The Art of Overthinking Cupcakes

The only thing in my life that I have really mastered is the complex art of overthinking everything from a conversation to how I’m eating a cupcake.
Overthinking helps me with filmmaking, photography or painting. I can look at a situation and see every possible angle or outcome visually in my head. I can make educated guesses and figure out how I would like to approach things. This helps me figure out the choices I want to make and why. In music, different version of lyrics flash through my mind. It’s an advantage for me in art and I understand that it is not a unique talent but I am aware of the benefits to me.
Outside of art, it is an exhausting nuisance of a habit.
I have entire conversations in my head before I’ve even picked up the phone and I think I can figure out every single possible outcome that could ever happen in any situation.

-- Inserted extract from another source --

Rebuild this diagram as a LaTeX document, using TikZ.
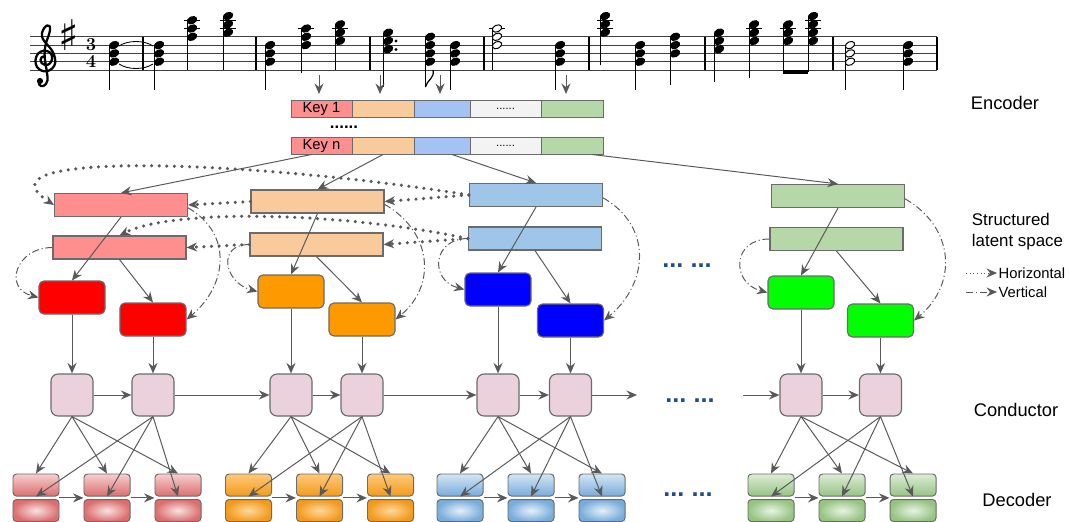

Today I was overthinking eating snacks in my car during the drive home. Was I eating too fast or too slow? Were the other drivers looking at me? Why do I even care if they see me eating? Should I hold the cupcakes below the wheel to not even put myself in that position? Or should I tongue out the creamy center and the rest of the world BE DAMNED!
It’s almost as exhausting to force myself NOT to overthink. I will repeat mantras over and over in my head actively not thinking about things which in itself it thinking about the very thing I’m avoiding thinking about.
I’ve been working on the fine art of letting go.
It hasn’t been an easy thing to work on. It’s harder than quitting drugs, alcohol and cigarettes put together. I’m very good at holding on to things simply for the story. I once egged a girl’s house for 6 years because she wronged a friend of mine. It’s been a part of my personality long before I realized that holding a grudge is not a personality trait.
After a year of not-so-quiet introspection, learning to meditate and with the guidance of some amazing friends I have learned a few things:
  1. Things are going to go the way they are going to go no matter how much I think about it.
  2. I do not control the outcome of any given situation.
  3. There is a difference between being prepared and overthinking.
  4. Any response I prepare either comes out sounding rehearsed or it isn’t appropriate when the time comes.
  5. There is a difference between responding and reacting.
It all sounds so simple on paper, but it difficult for me to remember these things in the moment. I had to rewire, and am still rewiring, my brain.
I can only blame so much on nature vs. nurture and the way I was raised, after hitting 30 years old I realized that I have to change the way I handle things not that the world had to change around me. I had to learn the difference between responding and reacting.
I heard something cheesy that stuck with me.
“If you change the way you look at things, the things you look at change.”
I had to figure out the hard way that the volume of my voice does not equate to my position in an argument. Keeping calm and approaching people with compassion is pretty much always the best way for me to keep my grace.